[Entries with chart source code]
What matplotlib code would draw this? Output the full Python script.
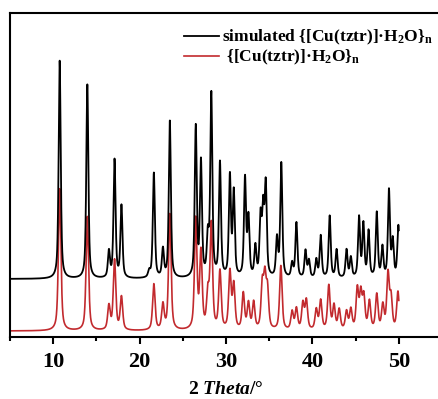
import matplotlib

matplotlib.use("Agg")
import matplotlib.pyplot as plt
import numpy as np
from matplotlib.ticker import MultipleLocator

# peak positions (2 theta, deg) and heights (a.u.)
sim_pos = [10.75, 13.95, 16.45, 17.1, 17.9, 21.1, 21.65, 22.7, 23.5, 26.5,
           27.1, 27.9, 28.3, 29.3, 30.45, 30.9, 32.2, 32.6, 33.4, 34.0,
           34.3, 34.6, 35.9, 36.4, 37.65, 38.15, 39.2, 39.6, 40.45, 40.96,
           42.0, 42.8, 43.95, 44.45, 45.4, 45.9, 46.5, 47.45, 48.1, 48.86,
           49.3, 49.95]
sim_height = [218, 194, 26, 118, 72, 6, 105, 28, 157, 150,
              114, 38, 182, 114, 100, 84, 98, 58, 30, 58,
              64, 90, 38, 114, 14, 55, 27, 17, 18, 42,
              62, 28, 28, 20, 60, 53, 46, 65, 30, 87,
              36, 52]

exp_pos = [10.75, 13.95, 16.45, 17.1, 17.9, 21.65, 22.7, 23.5, 26.5, 27.1,
           27.9, 28.3, 29.3, 30.45, 30.9, 32.0, 32.6, 33.2, 34.2, 34.5,
           34.8, 36.35, 37.65, 38.15, 38.9, 39.3, 40.45, 40.96, 41.9, 42.5,
           43.1, 43.95, 44.45, 45.2, 45.6, 45.95, 46.6, 47.45, 48.15, 48.75,
           49.1, 49.9]
exp_height = [142, 114, 24, 70, 33, 46, 25, 116, 110, 76,
              34, 104, 58, 57, 44, 36, 26, 27, 43, 48,
              38, 64, 18, 21, 26, 29, 20, 29, 44, 24,
              20, 18, 20, 40, 35, 32, 28, 35, 24, 55,
              31, 38]

sim_offset = 58
exp_offset = 6

sim_label = "simulated {[Cu(tztr)]·H$_\\mathrm{2}$O}$_\\mathrm{n}$"
exp_label = " {[Cu(tztr)]·H$_\\mathrm{2}$O}$_\\mathrm{n}$"

plt.rcParams["font.family"] = "Liberation Serif"
plt.rcParams["font.weight"] = "bold"
plt.rcParams["mathtext.fontset"] = "custom"
plt.rcParams["mathtext.rm"] = "Liberation Serif:bold"
plt.rcParams["mathtext.it"] = "Liberation Serif:italic:bold"
plt.rcParams["mathtext.bf"] = "Liberation Serif:bold"


def profile(two_theta: np.ndarray, pos: list, height: list,
            fwhm: float = 0.28, eta: float = 0.6) -> np.ndarray:
    """Sum of pseudo-Voigt peaks for the given peak list."""
    hw = fwhm / 2
    sigma = fwhm / 2.3548
    y = np.zeros_like(two_theta)
    for p, h in zip(pos, height):
        d = two_theta - p
        lor = hw**2 / (d**2 + hw**2)
        gau = np.exp(-(d**2) / (2 * sigma**2))
        y += h * (eta * lor + (1 - eta) * gau)
    return y


two_theta = np.arange(5, 50.001, 0.01)

fig = plt.figure(figsize=(4.38, 3.99), dpi=100)
ax = fig.add_axes([10 / 438, 62 / 399, 432 / 438, 324 / 399])

ax.plot(two_theta, profile(two_theta, exp_pos, exp_height, fwhm=0.34) + exp_offset,
        color="#c22a2e", lw=1.2, label=exp_label)
ax.plot(two_theta, profile(two_theta, sim_pos, sim_height) + sim_offset,
        color="black", lw=1.3, label=sim_label, zorder=3)

ax.set_xlim(5, 55)
ax.set_ylim(0, 324)
ax.set_yticks([])
ax.xaxis.set_major_locator(MultipleLocator(10))
ax.xaxis.set_minor_locator(MultipleLocator(5))
ax.tick_params(axis="x", which="major", direction="out", length=5, width=1.5,
               labelsize=16, pad=6)
ax.tick_params(axis="x", which="minor", direction="out", length=3, width=1.5)
for side in ["left", "top", "bottom"]:
    ax.spines[side].set_linewidth(1.5)
ax.spines["right"].set_visible(False)

ax.set_xlabel("2 $\\mathit{Theta}$/°", fontsize=14, fontweight="bold", labelpad=6)

handles, labels = ax.get_legend_handles_labels()
ax.legend(handles[::-1], labels[::-1], loc="upper right",
          bbox_to_anchor=(430 / 432, 0.975), frameon=False, fontsize=12.5,
          handlelength=2.0, handletextpad=0.2, labelspacing=0.05,
          borderaxespad=0)

fig.savefig("out.png", dpi=100)
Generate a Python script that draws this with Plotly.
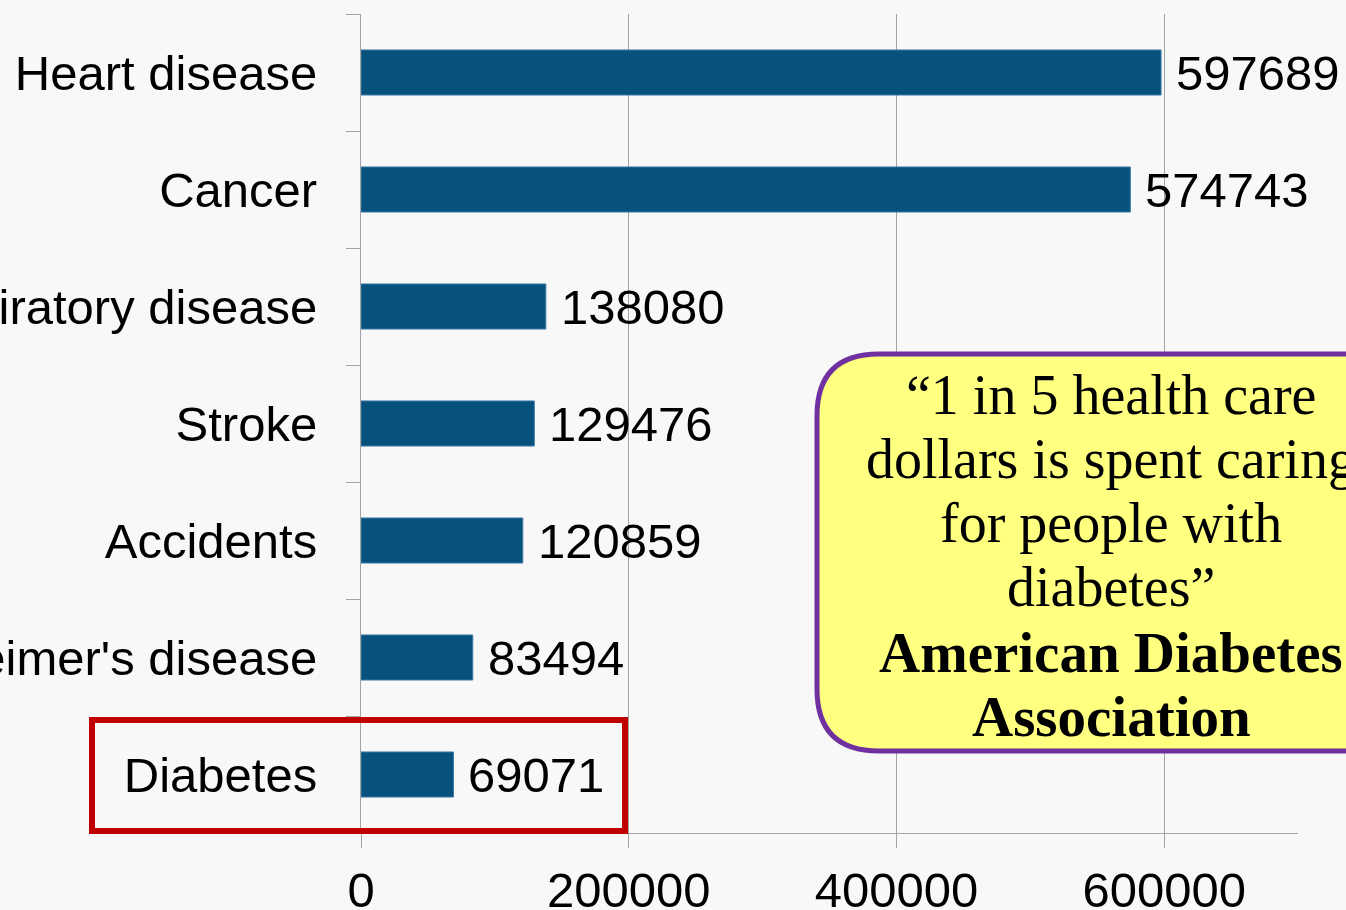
import plotly.graph_objects as go

# Leading causes of death (number of deaths)
causes = [
    "Heart disease",
    "Cancer",
    "Chronic lower respiratory disease",
    "Stroke",
    "Accidents",
    "Alzheimer's disease",
    "Diabetes",
]
deaths = [597689, 574743, 138080, 129476, 120859, 83494, 69071]
x_ticks = [0, 200000, 400000, 600000]

quote_lines = [
    "\u201c1 in 5 health care",
    "dollars is spent caring",
    "for people with",
    "diabetes\u201d",
]
source_lines = ["American Diabetes", "Association"]

W, H = 1346, 910
ML, MR, MT, MB = 361, 48, 14, 77
PW, PH = W - ML - MR, H - MT - MB


def px(x):
    return (x - ML) / PW


def py(y):
    return (H - MB - y) / PH


BAR = "#07527D"
GRID = "#A3A3A3"
LABEL_FONT = dict(family="Liberation Sans, Arial, sans-serif", size=49, color="#000000")

fig = go.Figure()
fig.add_trace(
    go.Bar(
        x=deaths,
        y=causes,
        orientation="h",
        marker=dict(color=BAR, line=dict(color="#3A7AA5", width=1)),
        hoverinfo="x+y",
    )
)

# value labels at the end of each bar
for c, v in zip(causes, deaths):
    fig.add_annotation(
        x=v, y=c, xref="x", yref="y", text=str(v), showarrow=False,
        xanchor="left", yanchor="middle", xshift=13, font=LABEL_FONT,
    )

# highlight box around the diabetes row
fig.add_shape(
    type="rect", xref="paper", yref="paper",
    x0=px(92), x1=px(625), y0=py(831), y1=py(720),
    line=dict(color="#C00000", width=6), layer="above",
)

# rounded callout box
left, top, bottom, right, r = 817, 354, 751, 1420, 62
path = (
    f"M {px(left + r)},{py(top)} L {px(right)},{py(top)} "
    f"L {px(right)},{py(bottom)} L {px(left + r)},{py(bottom)} "
    f"Q {px(left)},{py(bottom)} {px(left)},{py(bottom - r)} "
    f"L {px(left)},{py(top + r)} "
    f"Q {px(left)},{py(top)} {px(left + r)},{py(top)} Z"
)
fig.add_shape(
    type="path", path=path, xref="paper", yref="paper",
    fillcolor="#FFFF80", line=dict(color="#7030A0", width=5), layer="above",
)

serif = "Liberation Serif, Times New Roman, serif"
line_y = [395, 459, 523, 587, 652, 716]
for i, txt in enumerate(quote_lines + source_lines):
    bold = i >= len(quote_lines)
    fig.add_annotation(
        x=px(1111), y=py(line_y[i]), xref="paper", yref="paper",
        text=f"<b>{txt}</b>" if bold else txt, showarrow=False,
        xanchor="center", yanchor="middle",
        font=dict(family=serif, size=57 if bold else 56, color="#000000"),
    )

fig.update_layout(
    width=W, height=H,
    margin=dict(l=ML, r=MR, t=MT, b=MB, pad=0),
    paper_bgcolor="#F8F8F8",
    plot_bgcolor="rgba(0,0,0,0)",
    bargap=0.615,
    showlegend=False,
    xaxis=dict(
        range=[0, 700000], tickvals=x_ticks, tickformat="d",
        showgrid=True, gridcolor=GRID, gridwidth=1,
        showline=True, linecolor=GRID, linewidth=1,
        ticks="outside", ticklen=14, tickcolor=GRID,
        zeroline=False, tickfont=LABEL_FONT, ticklabelstandoff=0,
        automargin=False, fixedrange=True,
    ),
    yaxis=dict(
        type="category", autorange="reversed",
        showline=True, linecolor=GRID, linewidth=1,
        ticks="outside", tickson="boundaries", ticklen=14, tickcolor=GRID,
        showgrid=False, tickfont=LABEL_FONT, ticklabelstandoff=33,
        automargin=False, fixedrange=True,
    ),
)

fig.write_html("out.html")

- **YOUR TASK**
All lines from the start of the entries above through the line containing "from matplotlib.ticker import MultipleLocator" are to be given again exactly; the pictures are not.

- **SOLUTION TO THE PROBLEM**
What matplotlib code would draw this? Output the full Python script.
import matplotlib

matplotlib.use("Agg")
import matplotlib.pyplot as plt
import numpy as np
from matplotlib.ticker import MultipleLocator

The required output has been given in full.